Vrai ou faux problème ? La question de l’entrée de la Turquie au sein de l’Europe divise la classe politique en France et est l’un des thèmes majeurs de la campagne pour les élections européennes.
Article paru dans l’Egalité n°107
On se retrouve dans une situation très particulière puisque Jacques Chirac est d’accord pour cette adhésion et qu’il n’est soutenu que par les ténors du PS face à une UMP, en théorie son parti, qui derrière Juppé est contre celle-ci. Cette situation est d’autant plus comique que cette adhésion, si elle a lieu ne se fera que dans 10 ou 15 ans, et comme pour l’arrivée des 10 nouveaux pays le 1 mai dernier, elle se passera sans doute sans référendum.
La seule chose qui apparaît dans ces débats, c’est bien la volonté pour certains de créer une Europe raciste et xénophobe. Si la Turquie rejoignait l’Europe, elle serait le seul pays musulman même si sa laïcité est «garantie» par sa Constitution et l’armée.
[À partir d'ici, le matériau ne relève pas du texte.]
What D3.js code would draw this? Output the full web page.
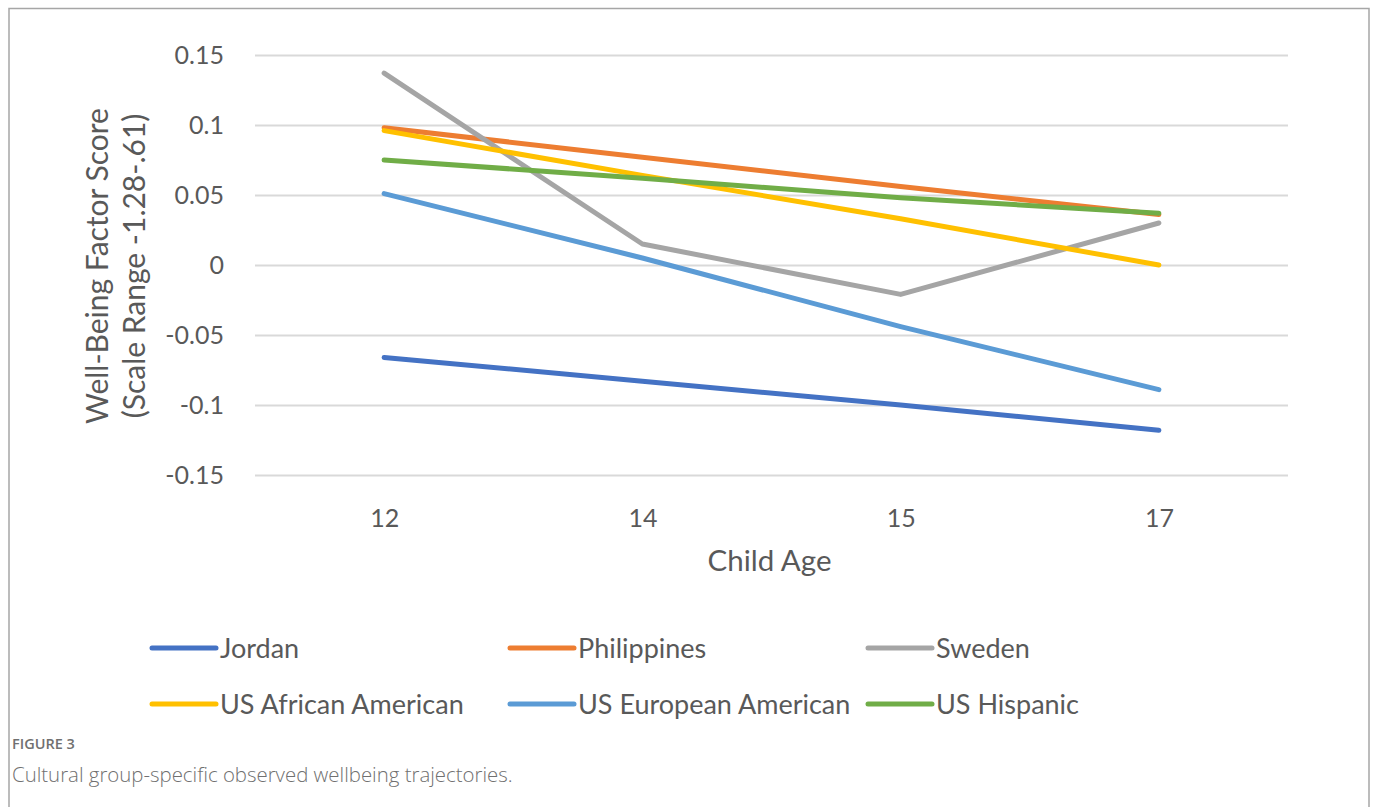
<!DOCTYPE html>
<html>
<head>
<meta charset="utf-8">
<script src="https://cdn.jsdelivr.net/npm/d3@7"></script>
<style>
  html, body { margin: 0; padding: 0; background: #fff; }
  svg { display: block; }
</style>
</head>
<body>
<svg id="chart" width="1375" height="807"></svg>
<script>
// Observed well-being factor scores by child age, per cultural group
const ages = ["12", "14", "15", "17"];
const yTicks = [0.15, 0.1, 0.05, 0, -0.05, -0.1, -0.15];

const jordan             = [-0.066, -0.083, -0.100, -0.118];
const philippines        = [ 0.098,  0.077,  0.056,  0.036];
const sweden             = [ 0.137,  0.015, -0.021,  0.030];
const usAfricanAmerican  = [ 0.096,  0.064,  0.033,  0.000];
const usEuropeanAmerican = [ 0.051,  0.005, -0.044, -0.089];
const usHispanic         = [ 0.075,  0.062,  0.048,  0.037];

const groupNames = ["Jordan", "Philippines", "Sweden",
                    "US African American", "US European American", "US Hispanic"];
const groupColors = ["#4472C4", "#ED7D31", "#A5A5A5", "#FFC000", "#5B9BD5", "#70AD47"];

const series = [jordan, philippines, sweden, usAfricanAmerican, usEuropeanAmerican, usHispanic]
  .map((vals, i) => ({ name: groupNames[i], color: groupColors[i], values: vals }));

const svg = d3.select("#chart");
const chartFont = "Lato, 'Open Sans', sans-serif";
const textGrey = "#595959";

// outer frame around the figure
svg.append("path")
  .attr("d", "M9,820 V8.5 H1369 V820")
  .attr("fill", "none")
  .attr("stroke", "#a6a6a6")
  .attr("stroke-width", 1.5);

const plot = { left: 255, right: 1288, top: 55, bottom: 475 };

const x = d3.scalePoint().domain(ages).range([plot.left, plot.right]).padding(0.5);
const y = d3.scaleLinear().domain([-0.15, 0.15]).range([plot.bottom, plot.top]);

// horizontal gridlines + value labels (plain hyphen for negatives)
const yAxis = d3.axisLeft(y)
  .tickValues(yTicks)
  .tickSize(-(plot.right - plot.left))
  .tickPadding(31)
  .tickFormat(d => String(+d.toFixed(2)));

const gy = svg.append("g")
  .attr("transform", `translate(${plot.left},0)`)
  .call(yAxis);
gy.select(".domain").remove();
gy.selectAll(".tick line").attr("stroke", "#d9d9d9").attr("stroke-width", 2);
gy.selectAll(".tick text")
  .attr("fill", textGrey)
  .style("font-family", chartFont)
  .style("font-size", "25px");

// category labels along the bottom
const xAxis = d3.axisBottom(x).tickSize(0).tickPadding(34);
const gx = svg.append("g")
  .attr("transform", `translate(0,${plot.bottom})`)
  .call(xAxis);
gx.select(".domain").remove();
gx.selectAll(".tick text")
  .attr("fill", textGrey)
  .style("font-family", chartFont)
  .style("font-size", "25px");

// axis titles
svg.append("text")
  .attr("x", (plot.left + plot.right) / 2 - 2)
  .attr("y", 571)
  .attr("text-anchor", "middle")
  .attr("fill", textGrey)
  .style("font-family", chartFont)
  .style("font-size", "29.5px")
  .text("Child Age");

const yTitle = svg.append("text")
  .attr("transform", "translate(0,266) rotate(-90)")
  .attr("text-anchor", "middle")
  .attr("fill", textGrey)
  .style("font-family", chartFont)
  .style("font-size", "30px");
yTitle.append("tspan").attr("x", 0).attr("y", 108).text("Well-Being Factor Score");
yTitle.append("tspan").attr("x", 0).attr("y", 145).text("(Scale Range -1.28-.61)");

// trajectories
const line = d3.line()
  .x((d, i) => x(ages[i]))
  .y(d => y(d));

svg.append("g")
  .selectAll("path")
  .data(series)
  .join("path")
  .attr("d", d => line(d.values))
  .attr("fill", "none")
  .attr("stroke", d => d.color)
  .attr("stroke-width", 5)
  .attr("stroke-linecap", "round")
  .attr("stroke-linejoin", "round");

// legend, three columns by two rows
const legendCols = [150, 508, 866];
const legendRows = [648, 704];
const legend = svg.append("g")
  .selectAll("g")
  .data(series)
  .join("g")
  .attr("transform", (d, i) => `translate(${legendCols[i % 3]},${legendRows[Math.floor(i / 3)]})`);

legend.append("line")
  .attr("x1", 2).attr("x2", 66)
  .attr("y1", 0).attr("y2", 0)
  .attr("stroke", d => d.color)
  .attr("stroke-width", 5)
  .attr("stroke-linecap", "round");

legend.append("text")
  .attr("x", 70)
  .attr("y", 9.5)
  .attr("fill", textGrey)
  .style("font-family", chartFont)
  .style("font-size", "27px")
  .text(d => d.name);

// figure caption
svg.append("text")
  .attr("x", 12).attr("y", 749)
  .attr("fill", "#707070")
  .style("font-family", "'Open Sans', sans-serif")
  .style("font-size", "14.5px")
  .style("font-weight", 600)
  .text("FIGURE 3");

svg.append("text")
  .attr("x", 12).attr("y", 782)
  .attr("fill", "#707070")
  .style("font-family", "'Open Sans', sans-serif")
  .style("font-size", "20.4px")
  .style("font-weight", 300)
  .text("Cultural group-specific observed wellbeing trajectories.");
</script>
</body>
</html>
L’un des arguments est aussi qu’il n’y aurait pas besoin d’être membre de l’Union européenne pour être l’un de ses partenaires économiques privilégiés. On répond aussi aux éventuelles velléités des pays du Maghreb, notamment du Maroc qui a lui aussi proposé sa candidature.
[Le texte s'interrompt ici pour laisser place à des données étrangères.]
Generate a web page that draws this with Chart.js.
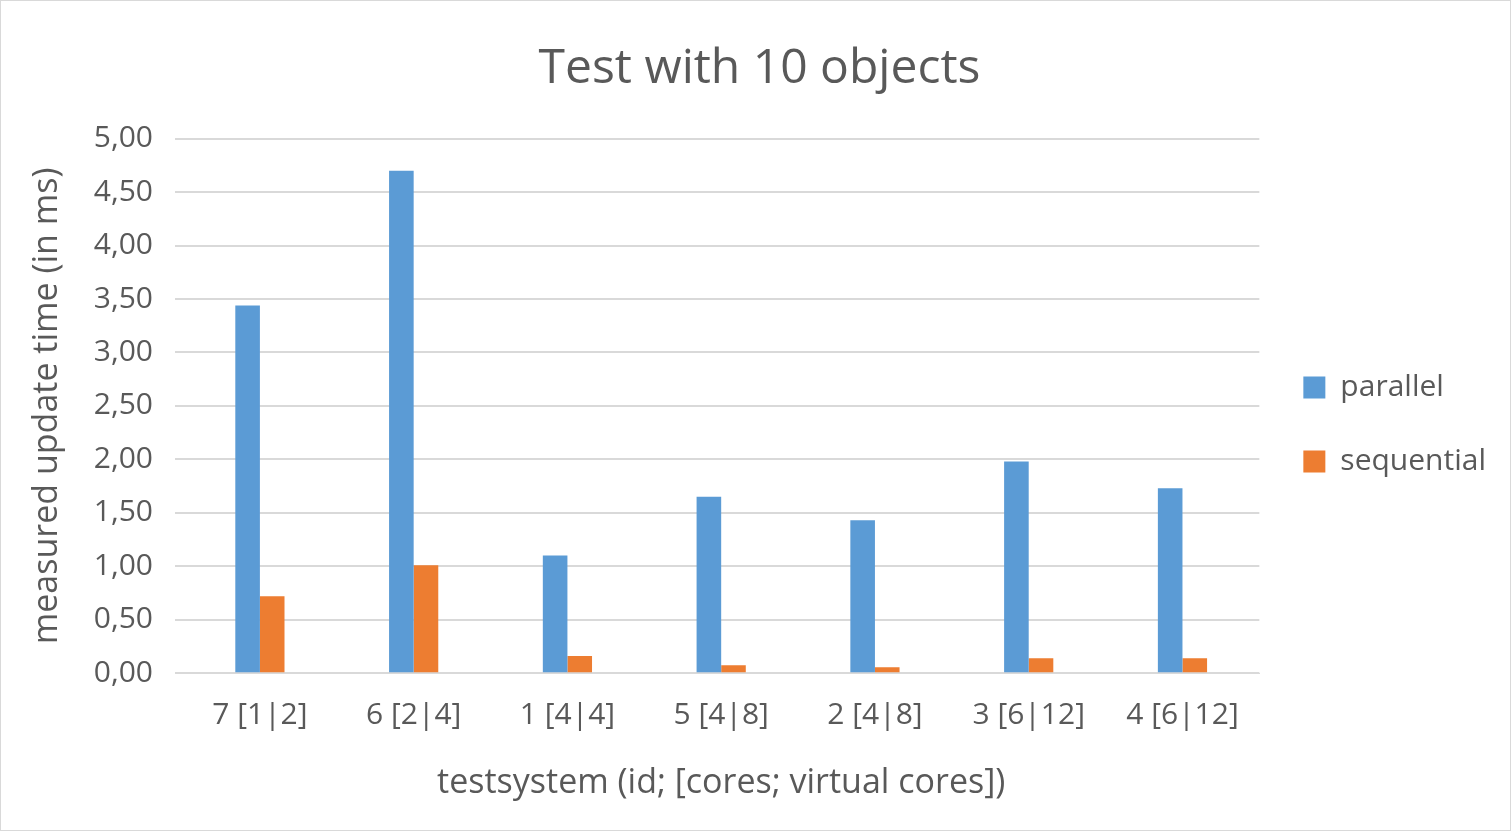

Les futurs critères d’adhésion ne seraient plus fixés par des réunions mais par une Constitution que nous aurons après ces élections. On devrait dorénavant consulter les citoyens. Déjà, lors de la création de cette Constitution, les problèmes de «valeurs communes» s’étaient posés et en filigrane la présence au nom d’une référence du caractère religieux de cette future Europe. Une décision lourde de sens puisque, dans la définition, on instaurait une reconnaissance implicite du caractère «chrétien» de cette Europe.
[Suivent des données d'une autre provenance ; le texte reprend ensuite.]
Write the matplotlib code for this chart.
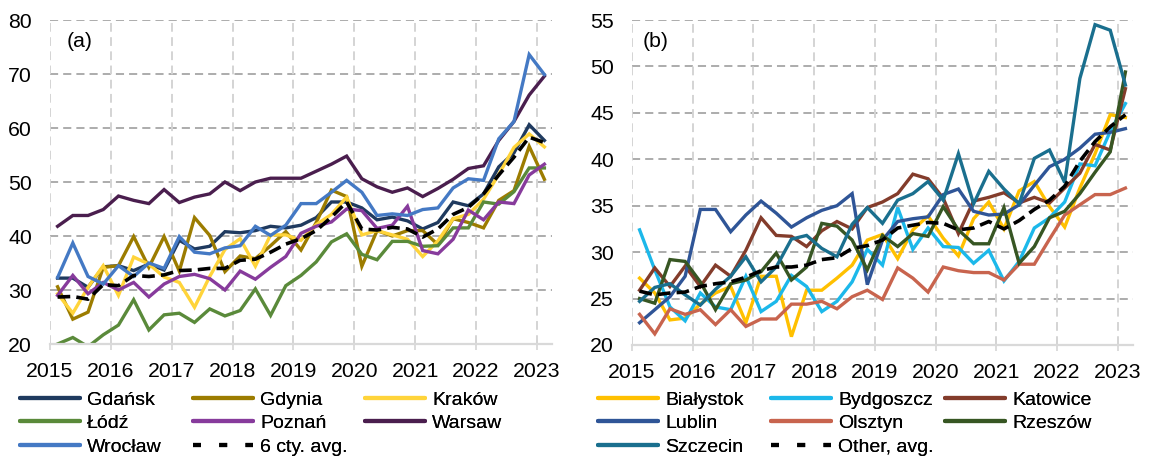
import numpy as np
import pandas as pd
import matplotlib
matplotlib.use('Agg')
import matplotlib.pyplot as plt
from matplotlib.lines import Line2D

plt.rcParams['font.family'] = ['Liberation Sans', 'DejaVu Sans']

# --- Quarterly series, 2015Q1 - 2023Q1 ---
QUARTERS = pd.period_range('2015Q1', '2023Q1', freq='Q')

# panel (a): six largest cities
gdansk = [32.2, 32.2, 30.5, 34.3, 34.5, 33.6, 34.8, 33.7, 39.2, 37.6, 38.1, 40.8, 40.6,
          41.0, 41.8, 41.5, 42.0, 43.4, 46.3, 46.3, 45.2, 43.0, 43.5, 42.8, 41.3, 42.5,
          46.3, 45.6, 47.8, 52.8, 55.4, 60.6, 57.7]
gdynia = [30.6, 24.6, 25.9, 34.2, 34.5, 39.9, 34.2, 39.9, 33.5, 43.4, 40.1, 33.4, 36.3,
          35.8, 38.2, 40.8, 37.4, 42.5, 48.5, 47.3, 34.4, 41.0, 40.0, 41.0, 41.0, 38.4,
          43.2, 42.5, 41.5, 46.6, 48.4, 56.6, 50.5]
krakow = [29.3, 25.7, 30.5, 34.5, 29.0, 36.1, 34.8, 32.4, 31.4, 26.8, 32.5, 37.5, 39.5,
          34.4, 40.2, 40.2, 39.2, 42.1, 44.0, 47.2, 40.2, 41.0, 40.2, 39.4, 36.2, 39.1,
          43.2, 44.0, 46.8, 51.4, 56.4, 58.9, 56.5]
lodz = [20.0, 21.2, 19.5, 21.7, 23.5, 28.2, 22.6, 25.4, 25.7, 24.0, 26.5, 25.2, 26.2,
        30.2, 25.3, 30.8, 32.7, 35.2, 38.9, 40.4, 36.6, 35.6, 39.0, 39.0, 38.1, 38.2,
        41.5, 41.5, 46.3, 45.9, 48.2, 52.6, 52.6]
poznan = [29.0, 32.7, 29.3, 31.4, 30.0, 31.4, 28.7, 31.1, 32.5, 32.9, 32.1, 30.0, 33.5,
          32.0, 34.2, 36.2, 40.5, 41.8, 42.6, 45.0, 44.7, 41.4, 42.0, 45.5, 37.3, 36.7,
          39.4, 44.8, 43.0, 46.3, 46.0, 51.3, 53.3]
warsaw = [41.8, 43.8, 43.8, 44.9, 47.4, 46.6, 46.0, 48.6, 46.2, 47.2, 47.8, 50.0, 48.4,
          50.0, 50.7, 50.7, 50.7, 52.0, 53.3, 54.8, 50.6, 49.1, 48.1, 48.9, 47.3, 48.8,
          50.5, 52.5, 53.0, 57.7, 61.2, 66.1, 69.6]
wroclaw = [32.3, 38.7, 32.5, 31.1, 34.5, 32.5, 35.0, 34.0, 39.9, 37.0, 36.7, 37.8, 38.2,
           41.8, 40.1, 42.0, 46.0, 46.0, 48.1, 50.3, 48.1, 43.8, 44.1, 43.8, 44.9, 45.2,
           48.9, 50.6, 50.3, 58.0, 61.2, 73.6, 69.9]
avg6 = [28.7, 28.8, 28.3, 31.0, 30.8, 32.7, 32.5, 32.8, 33.6, 33.7, 34.0, 34.0, 35.5,
        35.7, 37.0, 38.5, 39.5, 41.0, 43.5, 46.3, 41.3, 41.1, 41.6, 41.3, 39.8, 41.3,
        44.0, 45.3, 47.8, 51.3, 54.6, 58.3, 57.3]

# panel (b): other cities
bialystok = [27.2, 25.6, 22.7, 22.9, 24.4, 25.6, 26.3, 22.4, 27.4, 27.4, 20.9, 25.9, 25.9,
             27.2, 28.6, 31.3, 31.9, 29.3, 32.4, 33.9, 31.5, 29.6, 33.6, 35.4, 32.5, 36.6,
             37.6, 34.9, 32.7, 36.9, 40.6, 44.8, 44.5]
bydgoszcz = [32.4, 28.1, 24.1, 22.6, 25.6, 24.1, 23.8, 27.4, 23.6, 24.7, 27.5, 26.3, 23.6,
             24.7, 26.8, 30.3, 28.6, 34.8, 30.3, 32.6, 30.6, 30.5, 28.8, 30.2, 26.9, 29.0,
             32.6, 33.7, 35.4, 39.5, 39.3, 43.0, 46.0]
katowice = [25.9, 28.3, 26.3, 28.5, 26.3, 28.6, 27.4, 30.2, 33.7, 31.8, 31.7, 30.6, 32.3,
            33.3, 32.5, 34.8, 35.4, 36.3, 38.4, 37.9, 35.8, 32.0, 35.5, 35.9, 36.4, 35.3,
            35.9, 35.3, 36.9, 38.5, 41.6, 41.0, 47.6]
lublin = [22.4, 23.8, 25.2, 27.4, 34.6, 34.6, 32.2, 34.0, 35.5, 34.2, 32.7, 33.7, 34.5,
          35.0, 36.3, 26.5, 31.3, 33.3, 33.6, 33.8, 36.2, 36.8, 34.4, 34.0, 34.1, 35.1,
          37.2, 39.2, 40.0, 41.2, 42.7, 42.9, 43.3]
olsztyn = [23.3, 21.2, 23.9, 23.3, 23.8, 22.2, 23.8, 22.0, 22.8, 22.8, 24.4, 24.4, 24.7,
           23.9, 25.2, 25.9, 24.9, 28.3, 27.2, 25.7, 28.4, 28.0, 27.8, 27.8, 27.0, 28.7,
           28.7, 31.4, 34.0, 35.1, 36.2, 36.2, 36.9]
rzeszow = [25.0, 24.5, 29.2, 29.0, 26.8, 23.8, 26.6, 27.0, 27.9, 29.9, 27.0, 28.4, 33.1,
           32.8, 31.3, 28.1, 31.8, 30.6, 32.0, 31.7, 34.9, 32.4, 30.9, 30.9, 34.8, 28.8,
           30.6, 33.7, 34.4, 36.3, 38.6, 40.8, 49.4]
szczecin = [24.7, 26.2, 26.6, 25.4, 24.3, 26.0, 27.4, 29.5, 26.8, 28.4, 31.4, 31.8, 30.4,
            29.5, 33.0, 34.8, 33.1, 35.6, 36.3, 37.6, 35.6, 40.6, 35.2, 38.7, 36.8, 35.2,
            40.1, 41.0, 37.5, 48.7, 54.5, 53.9, 48.0]
avg_other = [25.8, 25.4, 25.6, 25.7, 26.3, 26.6, 26.8, 27.3, 28.0, 28.4, 28.4, 28.6, 29.2,
             29.4, 30.4, 30.7, 31.3, 32.6, 32.9, 33.2, 33.1, 32.4, 32.6, 33.3, 32.5, 33.4,
             34.6, 35.6, 37.1, 39.8, 41.9, 43.5, 44.8]

YEARS = list(range(2015, 2024))

series_a = [
    ('Gdańsk', gdansk, '#1f3a5f'),
    ('Gdynia', gdynia, '#9c7c00'),
    ('Kraków', krakow, '#ffd43a'),
    ('Łódź', lodz, '#5a8a3a'),
    ('Poznań', poznan, '#873b9c'),
    ('Warsaw', warsaw, '#4a1e4e'),
    ('Wrocław', wroclaw, '#4479c4'),
    ('6 cty. avg.', avg6, 'black'),
]
series_b = [
    ('Białystok', bialystok, '#ffc000'),
    ('Bydgoszcz', bydgoszcz, '#1cb8ea'),
    ('Katowice', katowice, '#833c2b'),
    ('Lublin', lublin, '#2f5597'),
    ('Olsztyn', olsztyn, '#c8644e'),
    ('Rzeszów', rzeszow, '#375623'),
    ('Szczecin', szczecin, '#1a6f8e'),
    ('Other, avg.', avg_other, 'black'),
]

TICK_FS = 15.3
LEG_FS = 14
x = np.array([q.year + (q.quarter - 0.5) / 4 for q in QUARTERS])

fig = plt.figure(figsize=(11.57, 4.57), dpi=100)
W, H = 1157, 457


def px_box(l, r, t, b):
    return [l / W, 1 - b / H, (r - l) / W, (b - t) / H]


def draw_panel(ax, series, yticks, tag, tag_x):
    for name, vals, col in series:
        if col == 'black':
            ax.plot(x, vals, color=col, lw=2.6, dashes=(3.5, 1.7), zorder=3)
        else:
            ax.plot(x, vals, color=col, lw=2.4, zorder=2, solid_joinstyle='miter')
    ax.set_xlim(2015, 2023.25)
    ax.set_ylim(yticks[0], yticks[-1])
    ax.set_xticks(YEARS)
    ax.set_yticks(yticks)
    ax.tick_params(axis='x', length=4, width=1.3, color='#d9d9d9', pad=9, labelsize=TICK_FS)
    ax.tick_params(axis='y', length=0, pad=13, labelsize=TICK_FS)
    for s in ['top', 'right', 'left']:
        ax.spines[s].set_visible(False)
    ax.spines['bottom'].set_color('#d9d9d9')
    ax.spines['bottom'].set_linewidth(1.6)
    for yv in yticks[1:]:
        ax.axhline(yv, color='#a6a6a6', lw=1.3, ls=(0, (4.5, 2.8)), zorder=0)
    for xv in YEARS:
        ax.axvline(xv, color='#d4d4d4', lw=1.4, ls=(0, (4.5, 2.8)), zorder=0)
    ax.text(tag_x, 0.935, tag, transform=ax.transAxes, fontsize=TICK_FS, ha='left', va='center')


ax_a = fig.add_axes(px_box(50, 552, 20, 344))
ax_b = fig.add_axes(px_box(632, 1133, 20, 345))
draw_panel(ax_a, series_a, list(range(20, 81, 10)), '(a)', 0.034)
draw_panel(ax_b, series_b, list(range(20, 56, 5)), '(b)', 0.022)


def handle(col):
    if col == 'black':
        return Line2D([], [], color=col, lw=3, dashes=(1.9, 4.4))
    return Line2D([], [], color=col, lw=3, solid_capstyle='round')


def legend_columns(series, col_x):
    # entries run row-wise across three columns
    for c, xpx in enumerate(col_x):
        items = series[c::3]
        leg = fig.legend([handle(col) for _, _, col in items],
                         [name for name, _, _ in items],
                         loc='upper left', bbox_to_anchor=(xpx / W, 1 - 391 / H),
                         frameon=False, fontsize=LEG_FS, borderpad=0, borderaxespad=0,
                         handlelength=3.1, handletextpad=0.35, labelspacing=0.3)
        fig.add_artist(leg)


legend_columns(series_a, [20, 193, 365])
legend_columns(series_b, [598, 771, 945])

fig.savefig('out.png', dpi=100)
Cette définition fut reprise par De Villiers et s’inscrit dans la vision des « pères fondateurs », notamment Schuman, qui définissait l’espace européen comme une zone « romanisée, christianisée et aux faits des valeurs hellénistiques » Bien sur, ce n’est que la présentation d’une candidature et l’on nous précise bien à droite comme à gauche qu’il n’y a pas d’adhésion automatique, afin sans doute de rassurer les électeurs qu’une voie « musulmane » au sein de l’Union ce n’est pas pour tout de suite.
Il y a la volonté de créer une identité de «nation» pour l’Union et cela pose la question des «frontières» de cette Europe et de la «pacification»de celles-ci. La main tendue de l’Europe vers la Turquie est pour certains un rempart au terrorisme et à l’islamisme politique mais on essaie de nous faire croire qu’il s’agit d’une politique alternative de l’Europe qui serait « plus ouverte » que l’impérialisme américain. Dans la réalité, on oublie l’engagement de certains pays européens dans l’occupation de l’Irak auprès des américains et les conflits internes à l’Union en ce qui concerne la politique étrangère.
L’idée d’une «nation européenne» définie aussi une notion d’«étranger» et c’est bien sur ce sujet que la candidature de la Turquie pose un problème. L’Allemagne est le pays où il y a une plus forte immigration turque en Europe et c’est là aussi, où à l’exception des verts allemands, on freine le plus la candidature. L’adhésion de la Roumanie avec sa population de gens du voyage, avait soulevé les mêmes remarques, on accepte l’adhésion économique, mais comme l’avait dit Nicolas Sarkozy, c’est hors de question qu’ils «viennent chez nous.» On assiste à la mise en place d’une citoyenneté de seconde zone où les droits de chacun ne sont pas garantis. La polémique autour de cette candidature montre l’impossibilité que l’Union européenne à d’intégrer une population de culture différente. Le capitalisme a besoin de la xénophobie, du nationalisme et du racisme pour diviser les travailleurs d’Europe et d’ailleurs. L’Union européenne capitaliste ne peut parachever aucune intégration.